To date 68 crimes carry the death penalty, 44 of which are committed with violence, from murder to corruption to drug dealing and offenses against the state. Although there are no official figures, groups such as Amnesty International estimate that Beijing has the unenviable record of death sentences imposed and each year there are thousand death sentences carried out, amounting to well over half of those of all world executions: in 2008, 1718 of the global total 2390. This removal will be the first reduction of the sentence since 1979.
The death penalty has not proved an effective deterrent to such crimes as corruption, because it is rare for such crimes to result in execution. Just today Chen Shaoji, former head of the Chinese People's Political Consultative Conference for Guangdong, was sentenced to death for accepting bribes for about 30 million Yuan, but the sentence was suspended for two years, a formula that will see the sentence later commuted to life imprisonment after a period of good conduct. According to official figures, at least 10% of death sentences were commuted to life in prison.
Among the crimes for which capital punishment is to abolished, there is talk of corruption that involves contained amounts (no more than 100 thousand Yuan, 10 thousand Euros), although it is certain that the death penalty will remain for cases of serious corruption, a widespread phenomenon that has provoked social alarm.

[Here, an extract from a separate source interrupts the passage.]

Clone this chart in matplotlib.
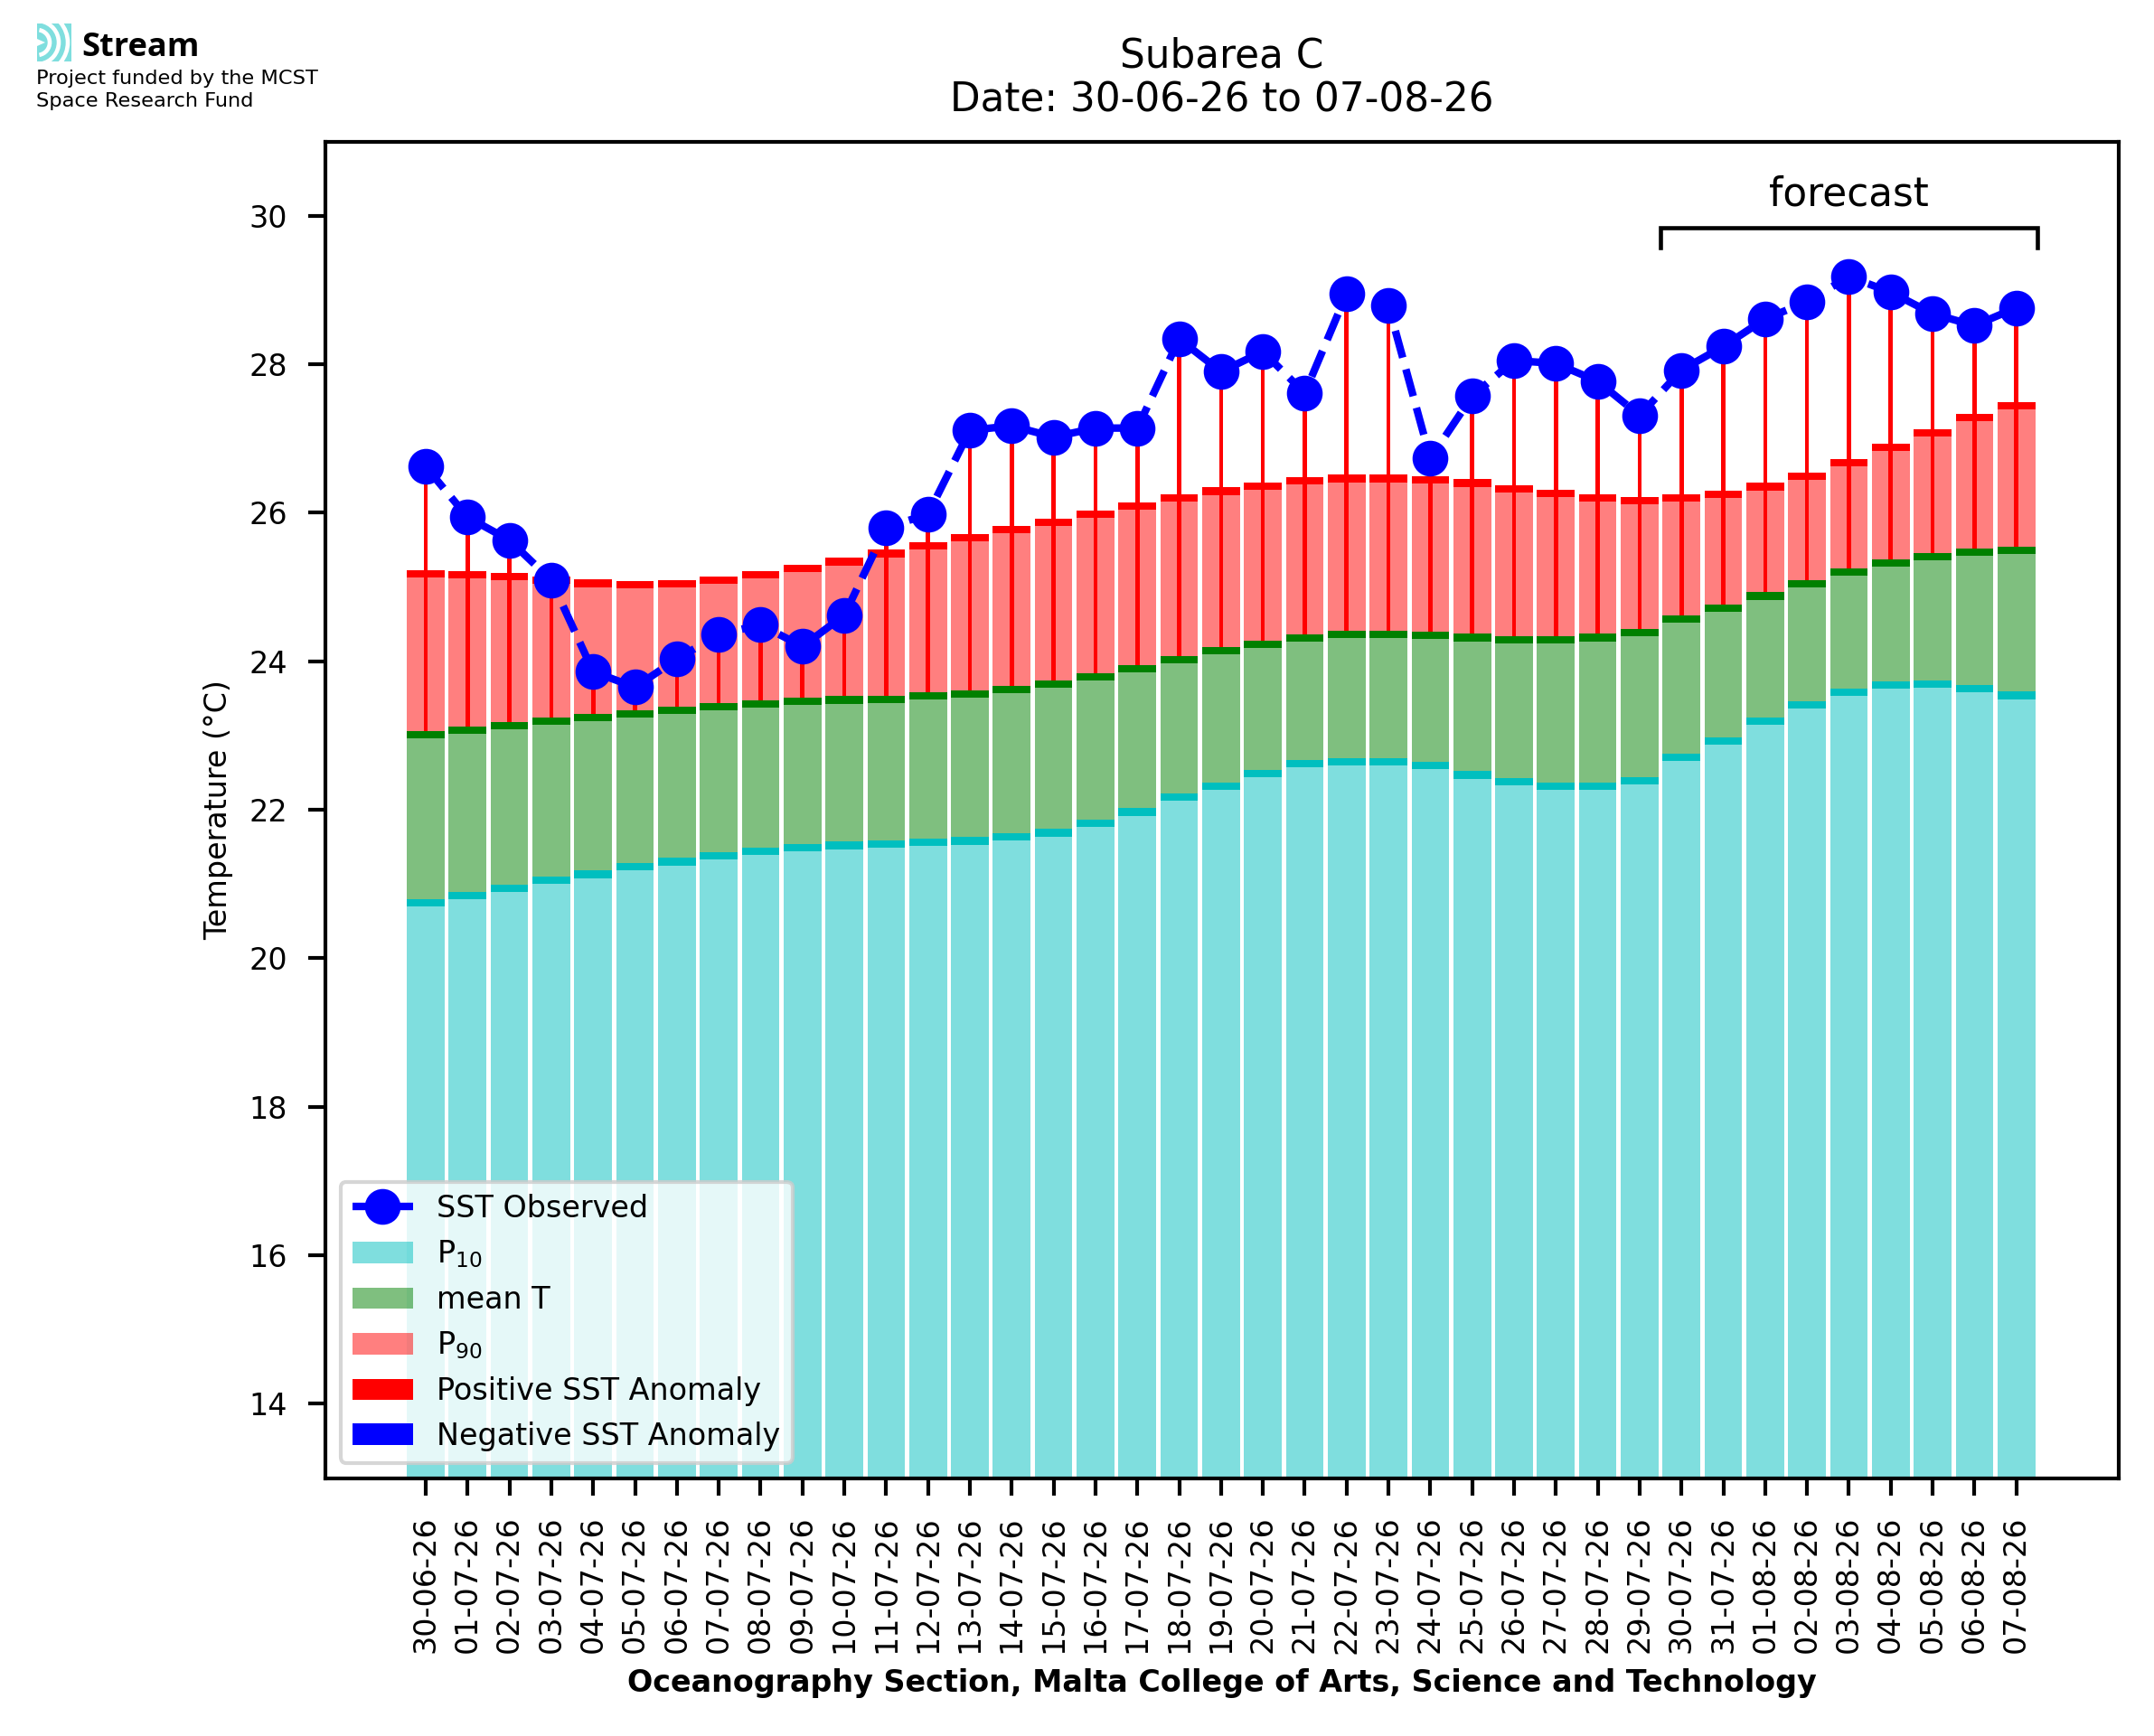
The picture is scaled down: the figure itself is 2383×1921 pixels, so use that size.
import matplotlib
matplotlib.use("Agg")
import matplotlib.pyplot as plt
from matplotlib.patches import Rectangle, Arc, Polygon
import numpy as np

# ---------------- data ----------------
dates = ["30-06-26", "01-07-26", "02-07-26", "03-07-26", "04-07-26", "05-07-26",
         "06-07-26", "07-07-26", "08-07-26", "09-07-26", "10-07-26", "11-07-26",
         "12-07-26", "13-07-26", "14-07-26", "15-07-26", "16-07-26", "17-07-26",
         "18-07-26", "19-07-26", "20-07-26", "21-07-26", "22-07-26", "23-07-26",
         "24-07-26", "25-07-26", "26-07-26", "27-07-26", "28-07-26", "29-07-26",
         "30-07-26", "31-07-26", "01-08-26", "02-08-26", "03-08-26", "04-08-26",
         "05-08-26", "06-08-26", "07-08-26"]

sst_observed = [26.62, 25.94, 25.63, 25.09, 23.86, 23.65, 24.03, 24.36, 24.49, 24.20,
                24.62, 25.80, 25.98, 27.11, 27.17, 27.02, 27.14, 27.14, 28.34, 27.90,
                28.17, 27.61, 28.95, 28.79, 26.73, 27.57, 28.05, 28.01, 27.77, 27.31,
                27.92, 28.24, 28.61, 28.84, 29.18, 28.97, 28.68, 28.52, 28.76]

p90 = [25.23, 25.21, 25.19, 25.14, 25.10, 25.08, 25.09, 25.14, 25.21, 25.30,
       25.39, 25.50, 25.60, 25.71, 25.82, 25.92, 26.03, 26.14, 26.25, 26.34,
       26.41, 26.48, 26.51, 26.51, 26.49, 26.45, 26.37, 26.31, 26.25, 26.21,
       26.25, 26.30, 26.40, 26.54, 26.72, 26.93, 27.13, 27.33, 27.49]

mean_t = [23.06, 23.12, 23.18, 23.24, 23.29, 23.34, 23.39, 23.44, 23.47, 23.51,
          23.53, 23.54, 23.58, 23.61, 23.67, 23.74, 23.84, 23.95, 24.07, 24.19,
          24.28, 24.36, 24.41, 24.41, 24.40, 24.37, 24.34, 24.34, 24.37, 24.44,
          24.62, 24.76, 24.93, 25.09, 25.25, 25.37, 25.46, 25.52, 25.54]

p10 = [20.80, 20.89, 20.99, 21.10, 21.18, 21.28, 21.35, 21.43, 21.49, 21.54,
       21.57, 21.59, 21.61, 21.63, 21.69, 21.74, 21.87, 22.02, 22.22, 22.37,
       22.54, 22.67, 22.70, 22.70, 22.65, 22.52, 22.43, 22.37, 22.37, 22.44,
       22.76, 22.98, 23.24, 23.46, 23.63, 23.73, 23.74, 23.68, 23.59]

forecast_start = "30-07-26"

# ---------------- figure ----------------
W, H = 2383, 1921
DPI = 300
fig = plt.figure(figsize=(W / DPI, H / DPI), dpi=DPI)
ax = fig.add_axes([360 / W, 1 - 1635.6 / H, (2344 - 360) / W, (1635.6 - 156.5) / H])

x = np.arange(len(dates))
sst = np.array(sst_observed)
p10a = np.array(p10)
meana = np.array(mean_t)
p90a = np.array(p90)

bw = 0.9
band = 0.1

# percentile / mean bars
b_p10 = ax.bar(x, p10a, width=bw, color='c', alpha=0.5, label=r'P$_{10}$', linewidth=0)
ax.bar(x, band, bottom=p10a - band, width=bw, color='c', linewidth=0)
b_mean = ax.bar(x, meana - p10a, bottom=p10a, width=bw, color='g', alpha=0.5,
                label='mean T', linewidth=0)
ax.bar(x, band, bottom=meana - band, width=bw, color='g', linewidth=0)
b_p90 = ax.bar(x, p90a - meana, bottom=meana, width=bw, color='r', alpha=0.5,
               label=r'P$_{90}$', linewidth=0)
ax.bar(x, band, bottom=p90a - band, width=bw, color='r', linewidth=0)

# anomalies
anom = sst - meana
pos = np.where(anom >= 0, anom, 0.0)
neg = np.where(anom < 0, anom, 0.0)
b_pos = ax.bar(x, pos, bottom=meana, width=0.1, color='red', linewidth=0,
               label='Positive SST Anomaly')
b_neg = ax.bar(x, neg, bottom=meana, width=0.1, color='blue', linewidth=0,
               label='Negative SST Anomaly')

# observed line
l_obs, = ax.plot(x, sst, color='blue', linestyle='--', linewidth=2, marker='o',
                 markersize=8.5, label='SST Observed', zorder=5)

ax.set_ylim(13, 31)
ax.set_xticks(x)
ax.set_xticklabels(dates, rotation=90, fontsize=8)
ax.tick_params(axis='both', which='major', labelsize=8, length=4.6, width=1.0, pad=5.5)
for sp in ax.spines.values():
    sp.set_linewidth(1.0)

ax.set_ylabel('Temperature (°C)', fontsize=8)
ax.set_xlabel('Oceanography Section, Malta College of Arts, Science and Technology',
              fontsize=8, fontweight='bold')
ax.set_title('Subarea C\nDate: 30-06-26 to 07-08-26', fontsize=10.5, pad=7.8)

# forecast bracket
fi = dates.index(forecast_start)
bx0 = fi - 0.5
bx1 = len(dates) - 1 + 0.5
ax.plot([bx0, bx0, bx1, bx1], [29.57, 29.84, 29.84, 29.57], color='black',
        linewidth=1.1, solid_joinstyle='miter', zorder=6)
ax.text((bx0 + bx1) / 2, 30.14, 'forecast', ha='center', va='baseline', fontsize=10.5)

ax.legend(handles=[l_obs, b_p10, b_mean, b_p90, b_pos, b_neg], loc='lower left',
          fontsize=8)

# ---------------- logo ----------------
logo_col = '#7fdede'
lax = fig.add_axes([41 / W, 1 - 68 / H, 40 / W, 42 / H])
lax.set_xlim(0, 40)
lax.set_ylim(0, 42)
lax.axis('off')
lax.add_patch(Rectangle((0, 0), 40, 42, color=logo_col, linewidth=0))
for r in (14, 24, 34):
    lax.add_patch(Arc((0, 21), 2 * r, 2 * r, theta1=-80, theta2=80,
                      color='white', linewidth=1.1))
lax.add_patch(Polygon([[0, 17], [9, 21], [0, 25]], closed=True, color='white',
                      linewidth=0))
lax.add_patch(Rectangle((38, 0), 2, 42, color='white', linewidth=0))

fig.text(90 / W, 1 - 62 / H, 'Stream', fontsize=8.7, fontweight='bold',
         family=['Open Sans', 'DejaVu Sans'], ha='left', va='baseline')
fig.text(40 / W, 1 - 92.7 / H, 'Project funded by the MCST', fontsize=5.4,
         ha='left', va='baseline')
fig.text(40 / W, 1 - 118.3 / H, 'Space Research Fund', fontsize=5.4,
         ha='left', va='baseline')

fig.savefig('out.png', dpi=DPI)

It seems that the decision has also been taken to standardize the convictions of several courts, since, according to an expert study from the Jiatong University Shanghai, some courts hand down death sentences for corruption cases, while others impose life sentences. In January 2007 the Supreme People's Court, the central court of the country gave itself ultimate power to pronounce the death penalty. Following this, the Court also asked local judges to limit their use of the and administer a "justice tempered with mercy."
The notorious case of a death sentences imposed for the murder of a person who years later resurfaced alive and well, has led to widespread discussion. For this reason experts comment that the first problem is not so much the severity of the punishment, rather the rights of defence and the need to ensure an adequate and proper defence from the initial police investigations with less weight given to confessions, often obtained in unclear circumstances.